> PROBLEM DETAILS: Write the lines out again, from the top of the material to the line containing "(withB) at (201,382.75)", pictures excluded.

------------------------------------------------

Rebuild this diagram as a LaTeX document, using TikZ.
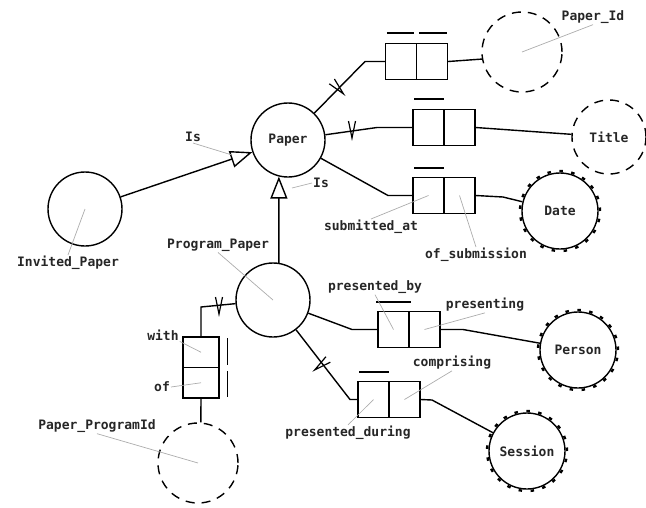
\documentclass[tikz,border=0pt]{standalone}
\usepackage{fontspec}
\setmonofont{DejaVu Sans Mono}
\usetikzlibrary{arrows.meta,calc}
\tikzset{
  every node/.style={font=\ttfamily\bfseries\fontsize{13}{15}\selectfont, text=black!85},
  ent/.style={circle, draw, line width=1.4pt, inner sep=0pt, minimum size=74pt},
  valent/.style={ent, dash pattern=on 9pt off 7pt},
  tickring/.style={line width=2.4pt, dash pattern=on 3.5pt off 8.5pt},
  role/.style={rectangle, draw, line width=1.4pt, inner sep=0pt, minimum width=31pt, minimum height=36pt},
  vrole/.style={rectangle, draw, line width=1.4pt, inner sep=0pt, minimum width=36pt, minimum height=30.5pt},
  ubar/.style={line width=1.4pt},
  conn/.style={line width=1.4pt},
  isa/.style={conn, -{Triangle[open, length=22pt, width=17pt]}},
  leader/.style={gray!65, line width=0.7pt},
  lbl/.style={inner sep=1pt},
  vmark/.pic={\draw[line width=1.2pt] (-3.5,-9) -- (0,8) -- (3.5,-9);}
}
\begin{document}
\begin{tikzpicture}[x=1pt,y=-1pt]
\useasboundingbox (0,0) rectangle (646,507);

% entity types
\node[ent] (paper) at (288,140) {Paper};
\node[ent] (inv) at (85,209) {};
\node[ent] (prog) at (273,300) {};
\node[valent, minimum size=80pt] (pid) at (522,52) {};
\node[valent] (title) at (609,137) {Title};
\node[ent, minimum size=76pt] (date) at (560,211) {Date};
\node[ent, minimum size=76pt] (person) at (578,350) {Person};
\node[ent, minimum size=76pt] (session) at (527,451) {Session};
\node[valent, minimum size=80pt] (ppid) at (198,463) {};
\draw[tickring] (date.center) circle[radius=40pt];
\draw[tickring] (person.center) circle[radius=40pt];
\draw[tickring] (session.center) circle[radius=40pt];

% fact types
\node[role] (pidL) at (401,61.5) {};
\node[role] (pidR) at (432,61.5) {};
\node[role] (titleL) at (428.5,127.5) {};
\node[role] (titleR) at (459.5,127.5) {};
\node[role] (dateL) at (428.5,195.5) {};
\node[role] (dateR) at (459.5,195.5) {};
\node[role] (byL) at (393.5,329.5) {};
\node[role] (byR) at (424.5,329.5) {};
\node[role] (durL) at (373.5,399.5) {};
\node[role] (durR) at (404.5,399.5) {};
\node[vrole] (withT) at (201,352.25) {};
\node[vrole] (withB) at (201,382.75) {};

% uniqueness bars
\draw[ubar] ($(pidL.north west)+(2,-10)$) -- ($(pidL.north east)+(-3,-10)$);
\draw[ubar] ($(pidR.north west)+(3,-10)$) -- ($(pidR.north east)+(-1,-10)$);
\draw[ubar] ($(titleL.north west)+(2,-10)$) -- ($(titleL.north east)+(-1,-10)$);
\draw[ubar] ($(dateL.north west)+(2,-9)$) -- ($(dateL.north east)+(-1,-9)$);
\draw[ubar] ($(byL.north west)+(-1,-9)$) -- ($(byL.north east)+(1,-9)$);
\draw[ubar] ($(durL.north west)+(2,-9)$) -- ($(durL.north east)+(-1,-9)$);
\draw[ubar] ($(withT.north east)+(8,2)$) -- ($(withT.south east)+(8,-3)$);
\draw[ubar] ($(withB.north east)+(8,4)$) -- ($(withB.south east)+(8,-2)$);

% subtype links
\draw[isa] (inv) -- (paper);
\draw[isa] (prog.81) -- (paper.-104);

% role connectors
\draw[conn] (paper) -- (365,61.5) -- (pidL.west);
\draw[conn] (pidR.east) -- (pid.190);
\pic[rotate=43] at (338,88) {vmark};
\draw[conn] (paper) -- (377,127.5) -- (titleL.west);
\draw[conn] (titleR.east) -- (title);
\pic at (352,130) {vmark};
\draw[conn] (paper) -- (388,195.5) -- (dateL.west);
\draw[conn] (dateR.east) -- (503,197) -- (date);
\draw[conn] (withT.north) -- (201,307) -- (prog);
\pic at (219,306) {vmark};
\draw[conn] (withB.south) -- (ppid.86);
\draw[conn] (prog) -- (352,329.5) -- (byL.west);
\draw[conn] (byR.east) -- (463,329.5) -- (person);
\draw[conn] (prog) -- (350,399.5) -- (durL.west);
\pic[rotate=-52] at (321,365) {vmark};
\draw[conn] (durR.east) -- (432,400) -- (session);

% labels
\node[lbl] (is1) at (193,137) {Is};
\node[lbl] (is2) at (321,183) {Is};
\node[lbl] (linv) at (68,263) {Invited\_Paper};
\node[lbl] (lprog) at (218,245) {Program\_Paper};
\node[lbl] (lpid) at (593,17) {Paper\_Id};
\node[lbl] (lsub) at (371,227) {submitted\_at};
\node[lbl] (lofs) at (476,255) {of\_submission};
\node[lbl] (lby) at (375,287) {presented\_by};
\node[lbl] (lpres) at (485,305) {presenting};
\node[lbl] (lcomp) at (452,363) {comprising};
\node[lbl] (ldur) at (348,433) {presented\_during};
\node[lbl] (lwith) at (163,335) {with};
\node[lbl] (lof) at (162,387) {of};
\node[lbl] (lppid) at (97,426) {Paper\_ProgramId};

% leaders
\coordinate (isa1) at (232,155);
\coordinate (isa2) at (292,188);
\draw[leader] (is1.south) -- (isa1);
\draw[leader] (is2.west) -- (isa2);
\draw[leader] (linv.north) -- (inv.center);
\draw[leader] (lprog.south) -- (prog.center);
\draw[leader] (lpid.south) -- (pid.center);
\draw[leader] (lsub.north) -- (dateL.center);
\draw[leader] (lofs.north) -- (dateR.center);
\draw[leader] (lby.south) -- (byL.center);
\draw[leader] (lpres.south) -- (byR.center);
\draw[leader] (lcomp.south) -- (durR.center);
\draw[leader] (ldur.north) -- (durL.center);
\draw[leader] (lwith.south east) -- (withT.center);
\draw[leader] (lof.east) -- (withB.center);
\draw[leader] (lppid.south) -- (ppid.center);
\end{tikzpicture}
\end{document}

------------------------------------------------

> COMPLETE OUTPUT:
Rebuild this diagram as a LaTeX document, using TikZ.
\documentclass[tikz,border=0pt]{standalone}
\usepackage{fontspec}
\setmonofont{DejaVu Sans Mono}
\usetikzlibrary{arrows.meta,calc}
\tikzset{
  every node/.style={font=\ttfamily\bfseries\fontsize{13}{15}\selectfont, text=black!85},
  ent/.style={circle, draw, line width=1.4pt, inner sep=0pt, minimum size=74pt},
  valent/.style={ent, dash pattern=on 9pt off 7pt},
  tickring/.style={line width=2.4pt, dash pattern=on 3.5pt off 8.5pt},
  role/.style={rectangle, draw, line width=1.4pt, inner sep=0pt, minimum width=31pt, minimum height=36pt},
  vrole/.style={rectangle, draw, line width=1.4pt, inner sep=0pt, minimum width=36pt, minimum height=30.5pt},
  ubar/.style={line width=1.4pt},
  conn/.style={line width=1.4pt},
  isa/.style={conn, -{Triangle[open, length=22pt, width=17pt]}},
  leader/.style={gray!65, line width=0.7pt},
  lbl/.style={inner sep=1pt},
  vmark/.pic={\draw[line width=1.2pt] (-3.5,-9) -- (0,8) -- (3.5,-9);}
}
\begin{document}
\begin{tikzpicture}[x=1pt,y=-1pt]
\useasboundingbox (0,0) rectangle (646,507);

% entity types
\node[ent] (paper) at (288,140) {Paper};
\node[ent] (inv) at (85,209) {};
\node[ent] (prog) at (273,300) {};
\node[valent, minimum size=80pt] (pid) at (522,52) {};
\node[valent] (title) at (609,137) {Title};
\node[ent, minimum size=76pt] (date) at (560,211) {Date};
\node[ent, minimum size=76pt] (person) at (578,350) {Person};
\node[ent, minimum size=76pt] (session) at (527,451) {Session};
\node[valent, minimum size=80pt] (ppid) at (198,463) {};
\draw[tickring] (date.center) circle[radius=40pt];
\draw[tickring] (person.center) circle[radius=40pt];
\draw[tickring] (session.center) circle[radius=40pt];

% fact types
\node[role] (pidL) at (401,61.5) {};
\node[role] (pidR) at (432,61.5) {};
\node[role] (titleL) at (428.5,127.5) {};
\node[role] (titleR) at (459.5,127.5) {};
\node[role] (dateL) at (428.5,195.5) {};
\node[role] (dateR) at (459.5,195.5) {};
\node[role] (byL) at (393.5,329.5) {};
\node[role] (byR) at (424.5,329.5) {};
\node[role] (durL) at (373.5,399.5) {};
\node[role] (durR) at (404.5,399.5) {};
\node[vrole] (withT) at (201,352.25) {};
\node[vrole] (withB) at (201,382.75) {};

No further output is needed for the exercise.